Can it be that we are neglecting the fact that no other human experience calls for so direct and intimate an involvement of another person’s body in response to one’s own? Can we grant that another person’s body (with attendant emotional response) should be -- in principle! -- used for nothing more than fun? Are we willing to grant that it is good policy for persons to condone even a "more genteel" form of prostitution -- the art of making one’s body responsive to another’s need but nothing else?

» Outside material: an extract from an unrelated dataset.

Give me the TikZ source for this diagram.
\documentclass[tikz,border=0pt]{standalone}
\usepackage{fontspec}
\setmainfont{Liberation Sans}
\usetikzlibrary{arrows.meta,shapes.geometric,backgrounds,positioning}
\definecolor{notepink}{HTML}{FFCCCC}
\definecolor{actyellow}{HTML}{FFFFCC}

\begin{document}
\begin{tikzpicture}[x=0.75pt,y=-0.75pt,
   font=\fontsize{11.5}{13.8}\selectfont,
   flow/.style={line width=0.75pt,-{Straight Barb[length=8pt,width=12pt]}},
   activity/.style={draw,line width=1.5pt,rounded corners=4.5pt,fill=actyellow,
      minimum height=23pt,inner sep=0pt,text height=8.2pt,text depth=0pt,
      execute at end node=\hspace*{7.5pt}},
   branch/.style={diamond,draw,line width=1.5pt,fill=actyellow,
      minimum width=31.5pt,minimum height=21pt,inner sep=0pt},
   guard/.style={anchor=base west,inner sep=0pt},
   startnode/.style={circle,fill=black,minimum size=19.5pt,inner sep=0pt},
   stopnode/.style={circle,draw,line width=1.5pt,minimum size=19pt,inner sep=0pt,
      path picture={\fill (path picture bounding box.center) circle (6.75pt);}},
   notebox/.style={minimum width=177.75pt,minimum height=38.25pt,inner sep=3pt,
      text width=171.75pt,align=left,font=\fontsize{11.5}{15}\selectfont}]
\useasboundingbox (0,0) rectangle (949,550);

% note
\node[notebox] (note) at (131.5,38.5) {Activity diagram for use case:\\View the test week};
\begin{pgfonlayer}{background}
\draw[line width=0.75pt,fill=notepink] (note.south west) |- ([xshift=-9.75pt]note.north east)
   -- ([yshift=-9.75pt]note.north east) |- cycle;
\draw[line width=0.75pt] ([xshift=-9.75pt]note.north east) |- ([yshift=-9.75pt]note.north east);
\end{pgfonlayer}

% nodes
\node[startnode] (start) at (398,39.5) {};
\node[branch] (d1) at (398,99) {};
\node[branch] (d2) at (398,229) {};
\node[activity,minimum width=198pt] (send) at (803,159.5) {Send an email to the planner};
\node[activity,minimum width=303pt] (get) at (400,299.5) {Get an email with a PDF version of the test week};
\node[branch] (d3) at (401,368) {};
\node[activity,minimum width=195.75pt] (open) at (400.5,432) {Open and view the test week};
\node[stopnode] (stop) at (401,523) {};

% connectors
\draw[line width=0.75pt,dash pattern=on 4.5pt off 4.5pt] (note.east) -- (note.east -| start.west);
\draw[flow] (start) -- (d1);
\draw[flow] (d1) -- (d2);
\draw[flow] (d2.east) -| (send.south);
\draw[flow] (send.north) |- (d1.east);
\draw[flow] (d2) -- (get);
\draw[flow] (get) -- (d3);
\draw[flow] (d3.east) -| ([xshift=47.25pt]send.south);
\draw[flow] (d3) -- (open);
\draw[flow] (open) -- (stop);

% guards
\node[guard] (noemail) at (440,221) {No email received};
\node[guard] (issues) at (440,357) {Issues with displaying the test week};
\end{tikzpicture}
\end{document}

Renewing the Sense of Unity

I can only barely convey the context of meaning and quality without which sexual expression becomes a ritual of decreasing satisfaction in the lives of persons. When one shares one’s body, when one shares another’s, as part of the give-and-take, as symbolic of the frustrations and appreciations that both face together in all areas of life, then sexual experience becomes a way of saying what we all need to say and to hear: "I care!" In persons who care, the sexual experience is more than a series of unstructured ecstasies; it is a varied yet continual renewal of their sense of unity. The undeniable pleasure of harmonious orgasm takes on many qualitative meanings as two caring persons, in commitment to each other as persons, can share and risk. For they trust each other to each other in as many dimensions of their lives as possible.

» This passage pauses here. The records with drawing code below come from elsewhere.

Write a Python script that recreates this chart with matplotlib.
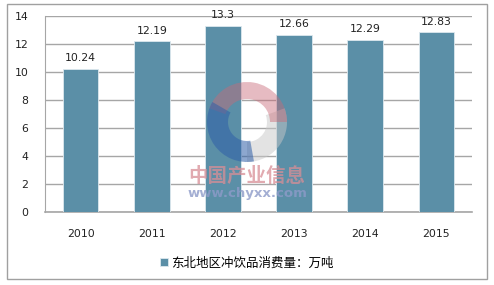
import matplotlib.pyplot as plt
from matplotlib.patches import Rectangle, Wedge

plt.rcParams['font.family'] = ['Noto Sans CJK SC', 'DejaVu Sans']

years = ['2010', '2011', '2012', '2013', '2014', '2015']
values = [10.24, 12.19, 13.3, 12.66, 12.29, 12.83]
series_name = '东北地区冲饮品消费量：万吨'
yticks = [0, 2, 4, 6, 8, 10, 12, 14]

bar_color = '#5b8fa7'
grid_color = '#a6a6a6'

fig = plt.figure(figsize=(4.94, 2.85), dpi=100)
fig.patch.set_facecolor('white')
fig.patches.append(Rectangle((7 / 494, 6 / 285), 480 / 494, 275 / 285,
                             transform=fig.transFigure, fill=False,
                             edgecolor='#a0a0a0', linewidth=1.0))

ax = fig.add_axes([45 / 494, 73 / 285, 427 / 494, 196 / 285])
x = range(len(years))
bars = ax.bar(x, values, width=0.5, color=bar_color, edgecolor='#dde8ee',
              linewidth=0.6, zorder=3, label=series_name)

for xi, v in zip(x, values):
    ax.annotate('%g' % v, (xi, v), xytext=(0, 4), textcoords='offset points',
                ha='center', va='bottom', fontsize=7.8, color='#222222',
                family='DejaVu Sans', zorder=5)

ax.set_xlim(-0.5, len(years) - 0.5)
ax.set_ylim(0, 14)
ax.set_yticks(yticks)
ax.set_xticks(list(x))
ax.set_xticklabels(years, family='DejaVu Sans', fontsize=7.8)
ax.set_yticklabels([str(t) for t in yticks], family='DejaVu Sans', fontsize=7.8)
ax.tick_params(axis='both', length=0, colors='#222222')
ax.tick_params(axis='x', pad=12)
ax.tick_params(axis='y', pad=12)
ax.yaxis.grid(True, color=grid_color, linewidth=1.0, zorder=0)
ax.set_axisbelow(True)
for s in ['top', 'right']:
    ax.spines[s].set_visible(False)
ax.spines['left'].set_color(grid_color)
ax.spines['bottom'].set_color(grid_color)
ax.spines['bottom'].set_linewidth(1.2)

# watermark logo, drawn in pixel coordinates on an overlay (y points down,
# so wedge angles run clockwise on screen)
wm = fig.add_axes([0, 0, 1, 1], zorder=10)
wm.set_xlim(0, 494)
wm.set_ylim(285, 0)
wm.axis('off')
cx, cy = 247, 122
wm.add_patch(Wedge((cx, cy), 40, 340, 450, width=20, color='#c8c8c8', alpha=0.5, lw=0))
wm.add_patch(Wedge((cx, cy), 40, 200, 360, width=17, color='#c96a78', alpha=0.45, lw=0))
wm.add_patch(Wedge((cx, cy), 40, 80, 210, width=21, color='#2f5fa8', alpha=0.55, lw=0))
wm.text(cx, 176, '中国产业信息', ha='center', va='center', fontsize=14,
        color='#d88e96', alpha=0.75, weight='bold')
wm.text(cx, 194, 'www.chyxx.com', ha='center', va='center', fontsize=9.5,
        color='#8e9bc9', alpha=0.8, weight='bold', family='DejaVu Sans')

fig.legend(handles=[bars], labels=[series_name], loc='center',
           bbox_to_anchor=(0.5, 22 / 285), frameon=False, fontsize=9,
           handlelength=0.6, handleheight=0.6, handletextpad=0.3)

fig.savefig('out.png', dpi=100)
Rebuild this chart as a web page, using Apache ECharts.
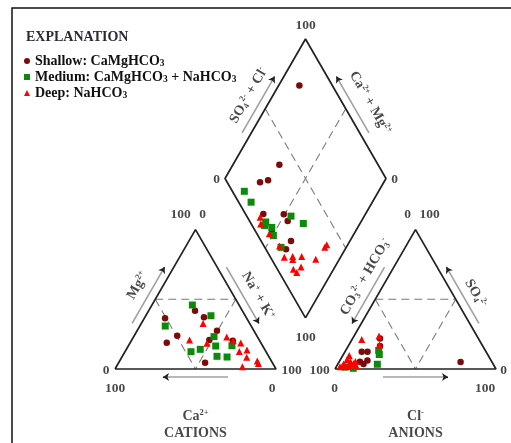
<!DOCTYPE html>
<html><head><meta charset="utf-8">
<script src="https://cdn.jsdelivr.net/npm/echarts@6/dist/echarts.min.js"></script>
<style>html,body{margin:0;padding:0;background:#fff}#c{width:511px;height:443px}</style>
</head><body><div id="c"></div>
<script>
// ---------------- DATA ----------------
const groupNames = ['Shallow: CaMgHCO3', 'Medium: CaMgHCO3 + NaHCO3', 'Deep: NaHCO3'];
// Cations, % meq: [Ca, Mg, Na+K]
const cationShallow = [[29.4,41.8,28.8],[26.2,37.1,36.7],[50.7,36.4,12.9],[49.4,23.9,26.7],[58.4,18.9,22.7],[22.9,27.5,49.6],[31.0,20.8,48.2],[16.7,20.3,63.0],[41.8,4.5,53.7]];
const cationMedium  = [[29.0,45.9,25.1],[21.3,38.2,40.5],[53.4,30.8,15.8],[26.9,23.2,49.9],[29.2,16.5,54.3],[40.0,14.1,45.9],[46.6,12.4,41.0],[32.1,9.1,58.8],[26.1,8.6,65.3],[19.0,16.7,64.3]];
const cationDeep    = [[29.0,32.6,38.4],[43.3,20.8,35.9],[19.1,23.0,57.9],[33.7,18.4,47.9],[12.6,18.6,68.8],[16.4,20.3,63.3],[16.5,12.6,70.9],[11.2,13.6,75.2],[14.0,8.4,77.6],[8.8,5.7,85.5],[9.0,3.9,87.1],[20.1,1.6,78.3]];
// Anions, % meq: [CO3+HCO3, SO4, Cl]
const anionShallow = [[61.1,21.9,17.0],[63.8,16.5,19.7],[77.2,12.4,10.4],[73.6,12.4,14.0],[81.9,5.2,12.9],[76.8,6.1,17.1],[80.5,3.6,15.9],[19.5,5.0,75.5]];
const anionMedium  = [[66.2,13.3,20.5],[67.3,10.4,22.3],[72.0,3.4,24.6],[88.4,0.5,11.1],[93.1,1.4,5.5]];
const anionDeep    = [[72.8,21.2,6.0],[60.8,23.7,15.5],[63.8,17.2,19.0],[86.3,9.7,4.0],[89.1,6.8,4.1],[92.9,3.6,3.5],[87.7,5.4,6.9],[86.6,3.9,9.5],[96.1,1.6,2.3],[92.7,1.6,5.7],[84.6,5.4,10.0],[90.2,2.2,7.6],[85.7,2.5,11.8]];
// Diamond: [Na+K %, SO4+Cl %]
const diamondShallow = [[12.9,79.5],[28.8,38.7],[23.1,20.4],[27.4,26.1],[36.5,11.1],[49.3,23.7],[54.2,23.7],[48.4,10.0],[63.4,18.6],[63.3,12.5]];
const diamondMedium  = [[16.6,7.4],[24.7,7.7],[40.9,9.7],[41.4,7.7],[46.6,11.5],[50.5,9.6],[54.5,27.5],[64.8,32.5],[59.5,10.1]];
const diamondDeep    = [[35.7,7.9],[38.5,5.9],[47.4,7.7],[58.1,9.7],[65.1,8.6],[70.0,14.1],[71.2,13.0],[75.6,19.7],[85.3,27.4],[86.6,37.3],[87.0,39.4],[75.0,9.9],[79.0,15.5],[78.3,10.8]];
const tickLow = '0', tickHigh = '100';

// ---------------- GEOMETRY ----------------
const S = 1.61;            // px per diagram unit
const G = 59 / S;          // gap between triangles
const H = Math.sqrt(3) / 2;
const ORIGIN = [115, 369]; // pixel of the cation triangle's left vertex
const CW = 511, CH = 443;

const cat = p => [p[2] + p[1] / 2, p[1] * H];
const ani = p => [100 + G + p[2] + p[1] / 2, p[1] * H];
const dia = p => [(100 + G) / 2 + (p[0] + p[1]) / 2, H * (100 + G + p[1] - p[0])];

const cL = [0, 0], cR = [100, 0], cA = [50, 100 * H];
const aL = [100 + G, 0], aR = [200 + G, 0], aA = [150 + G, 100 * H];
const dL = dia([0, 0]), dT = dia([0, 100]), dR = dia([100, 100]), dB = dia([100, 0]);
const mid = (p, q) => [(p[0] + q[0]) / 2, (p[1] + q[1]) / 2];
function edgePt(P, Q, t, d) {
  const dx = Q[0] - P[0], dy = Q[1] - P[1], len = Math.hypot(dx, dy);
  return [P[0] + t * dx - dy / len * d / S, P[1] + t * dy + dx / len * d / S];
}
const offPt = (P, dx, dy) => [P[0] + dx / S, P[1] - dy / S];

const FONT = 'Liberation Serif';
const TXT = '#1a1a1a';
const rich = {
  sup: {fontFamily: FONT, fontWeight: 'bold', fontSize: 8.5, color: TXT, verticalAlign: 'top', lineHeight: 8},
  sub: {fontFamily: FONT, fontWeight: 'bold', fontSize: 8.5, color: TXT, verticalAlign: 'bottom', lineHeight: 8}
};

// ---------------- SERIES ----------------
const series = [];
const solidShapes = [[cL, cR, cA, cL], [aL, aR, aA, aL], [dB, dR, dT, dL, dB]];
solidShapes.forEach(s => series.push({type: 'line', data: s, symbol: 'none', silent: true, z: 2,
  lineStyle: {color: '#222', width: 1.7}}));
const dashedSegs = [
  [mid(cL, cA), mid(cA, cR)], [mid(cL, cA), mid(cL, cR)], [mid(cA, cR), mid(cL, cR)],
  [mid(aL, aA), mid(aA, aR)], [mid(aL, aA), mid(aL, aR)], [mid(aA, aR), mid(aL, aR)],
  [mid(dL, dT), mid(dB, dR)], [mid(dT, dR), mid(dL, dB)]
];
dashedSegs.forEach(s => series.push({type: 'line', data: s, symbol: 'none', silent: true, z: 1,
  lineStyle: {color: '#7a7a7a', width: 1.1, type: [8, 5]}}));

// arrows [P, Q, offset px, reversed]
const arrowDefs = [[cL, cA, 8, false], [cA, cR, 8, false], [cL, cR, -8, true],
  [aL, aA, 8, true], [aA, aR, 8, true], [aL, aR, -8, false],
  [dL, dT, 8, false], [dT, dR, 8, true]];
const shafts = [], heads = [];
arrowDefs.forEach(([P, Q, d, rev]) => {
  const len = Math.hypot(Q[0] - P[0], Q[1] - P[1]);
  const h = 32.5 / (len * S), k = 4 / (len * S);
  let a = edgePt(P, Q, 0.5 - h, d), b = edgePt(P, Q, 0.5 + h, d);
  let a2 = edgePt(P, Q, 0.5 + h - k, d);
  if (rev) { const t = a; a = b; b = t; a2 = edgePt(P, Q, 0.5 - h + k, d); }
  shafts.push({coords: [a, b]});
  heads.push({coords: [a2, b]});
});
series.push({type: 'lines', coordinateSystem: 'cartesian2d', data: shafts, silent: true, z: 1,
  symbol: 'none', lineStyle: {color: '#a0a0a0', width: 1.6, opacity: 1}});
series.push({type: 'lines', coordinateSystem: 'cartesian2d', data: heads, silent: true, z: 2,
  symbol: ['none', 'arrow'], symbolSize: [0, 6], lineStyle: {color: '#222', width: 1.2, opacity: 1}});

// text labels
const labels = [];
const addL = (pt, text, size, rotate) => labels.push({value: pt, label: {formatter: text, fontSize: size || 13.5, rotate: rotate || 0}});
// cation ticks
addL(offPt(cA, -15, -15), tickHigh); addL(offPt(cA, 7, -15), tickLow);
addL(offPt(cL, -9, 2), tickLow); addL(offPt(cL, 0, 20), tickHigh);
addL(offPt(cR, 15.5, 2), tickHigh); addL(offPt(cR, -4, 20), tickLow);
// anion ticks
addL(offPt(aA, -8, -15), tickLow); addL(offPt(aA, 14, -15), tickHigh);
addL(offPt(aL, -15.5, 2), tickHigh); addL(offPt(aL, -0.5, 20), tickLow);
addL(offPt(aR, 7.5, 2), tickLow); addL(offPt(aR, -11, 20), tickHigh);
// diamond ticks
addL(offPt(dL, -8.5, 1.5), tickLow); addL(offPt(dR, 8.5, 1.5), tickLow);
addL(offPt(dT, 0, -14), tickHigh); addL(offPt(dB, 0, 19.5), tickHigh);
// titles
addL(offPt(mid(cL, cR), 0, 47), 'Ca{sup|2+}', 14);
addL(offPt(mid(cL, cR), 0, 64), 'CATIONS', 14);
addL(offPt(mid(aL, aR), 0, 47), 'Cl{sup|-}', 14);
addL(offPt(mid(aL, aR), 0, 64), 'ANIONS', 14);
// edge titles
addL(edgePt(cL, cA, 0.52, 22), 'Mg{sup|2+}', 14, 60);
addL(edgePt(cA, cR, 0.55, 21), 'Na{sup|+} + K{sup|+}', 14, -60);
addL(edgePt(aL, aA, 0.59, 20), 'CO{sub|3}{sup|2-} + HCO{sub|3}{sup|-}', 14, 60);
addL(edgePt(aA, aR, 0.53, 20), 'SO{sub|4}{sup|2-}', 14, -60);
addL(edgePt(dL, dT, 0.52, 21), 'SO{sub|4}{sup|2-} + Cl{sup|-}', 14, 60);
addL(edgePt(dT, dR, 0.545, 24), 'Ca{sup|2+} + Mg{sup|2+}', 14, -60);

series.push({type: 'scatter', data: labels, symbolSize: 1, silent: true, z: 3,
  itemStyle: {color: 'rgba(0,0,0,0)'},
  label: {show: true, position: 'inside', fontFamily: FONT, fontWeight: 'bold', color: TXT, lineHeight: 16, rich: rich}});

// data points
const groups = [
  {name: groupNames[0], c: cationShallow, a: anionShallow, d: diamondShallow, symbol: 'circle', size: 6.5, color: '#7d0a0a'},
  {name: groupNames[1], c: cationMedium, a: anionMedium, d: diamondMedium, symbol: 'rect', size: 7, color: '#0b8a0b'},
  {name: groupNames[2], c: cationDeep, a: anionDeep, d: diamondDeep, symbol: 'triangle', size: 7, color: '#ff0000'}
];
groups.forEach(g => series.push({
  type: 'scatter', name: g.name, symbol: g.symbol, symbolSize: g.size, z: 5,
  itemStyle: {color: g.color, opacity: 1},
  data: [...g.c.map(cat), ...g.a.map(ani), ...g.d.map(dia)]
}));

const chart = echarts.init(document.getElementById('c'), null, {renderer: 'canvas'});
chart.setOption({
  animation: false,
  backgroundColor: '#fff',
  grid: {left: 0, right: 0, top: 0, bottom: 0},
  xAxis: {type: 'value', show: false, min: -ORIGIN[0] / S, max: (CW - ORIGIN[0]) / S},
  yAxis: {type: 'value', show: false, min: -(CH - ORIGIN[1]) / S, max: ORIGIN[1] / S},
  title: {text: 'EXPLANATION', left: 26, top: 30, padding: 0,
    textStyle: {fontFamily: FONT, fontWeight: 'bold', fontSize: 14, color: '#2a2a35'}},
  legend: {orient: 'vertical', left: 24, top: 53.5, padding: 0, itemGap: 1, itemWidth: 6, itemHeight: 6,
    data: groupNames, selectedMode: false,
    formatter: n => n.replace(/O3/g, 'O{s|3}'),
    textStyle: {fontFamily: FONT, fontWeight: 'bold', fontSize: 14, color: '#111', lineHeight: 15,
      rich: {s: {fontFamily: FONT, fontWeight: 'bold', fontSize: 9.5, color: '#111', verticalAlign: 'bottom', lineHeight: 9}}}},
  graphic: [
    {type: 'polyline', silent: true, shape: {points: [[12, CH], [12, 8], [CW, 8]]}, style: {stroke: '#111', lineWidth: 1.5, fill: null}}
  ],
  series: series
});
</script></body></html>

The revolution we need is the one that we learn from the real divorces -- legal or not -- that married persons undergo. Technique and technology will not keep them from the divorce that takes place when they do not live at home with their values. Persons who live in the same house but pass by each other in their values become estranged; their sex life runs down; it becomes perfunctory because they have nothing more to say to each other.

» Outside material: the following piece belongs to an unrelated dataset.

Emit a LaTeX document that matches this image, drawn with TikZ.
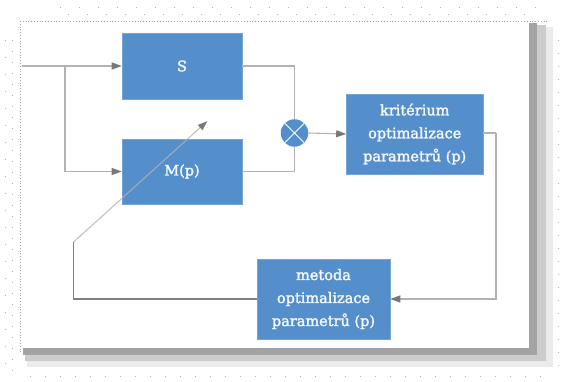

Nothing can produce hate faster than marriage -- all the more because persons want so much with each other. It takes courage to marry, the courage to face failure in the attempt to nurture the kind of love that becomes the courage to forgive. What those who think of marriage as a trap, as an "artificial social arrangement," overlook is that the real artificiality takes place when persons seek the joys of union without the risks of marriage and of growing love.

Yes, marriage can create hate; it can break lives; but it also becomes the crucible in which sex and love remain creative as persons join to make something of their lives together. Marriage creates new love. Persons who enter wedlock are saying to each other: I want this so badly that I want you and others to hold me to my high resolve when the easy thing to do is to quit. Married persons can and do often undergo the agony of failure. But they also know the unique, creative ecstasy of union as they refuse to be parasitic upon each other, or upon others. Incidentally, many of the critics of monogamous marriage, who favor alternate modes -- "see how many marriages are on the rocks" -- fail to note how many of the alternate routes fail.

The sexual revolution we really need will be built, then, on a better sense of what happens even in marriage if sex is to remain creative. Let those who are creatively married now speak loud and clear. For they can tell us whether sex can stand still and isolated, whether it has the same quality in the tenth or 20th year of their marriage as it had in the early years. Their answer will invariably go something like this: "We were not always successful sexually, and we have had to learn much about each other from each other. Marriage has tried our very souls. Yet we have found new depths in ourselves as we move along the vast stretches of everyday and routine values on our hopeful way to broader horizons. Of course our sexual experience has had its high and low points; but we wouldn’t go back from where we are now. In our commitment to love -- yes, in our courage to marry -- we have learned something about quality in living."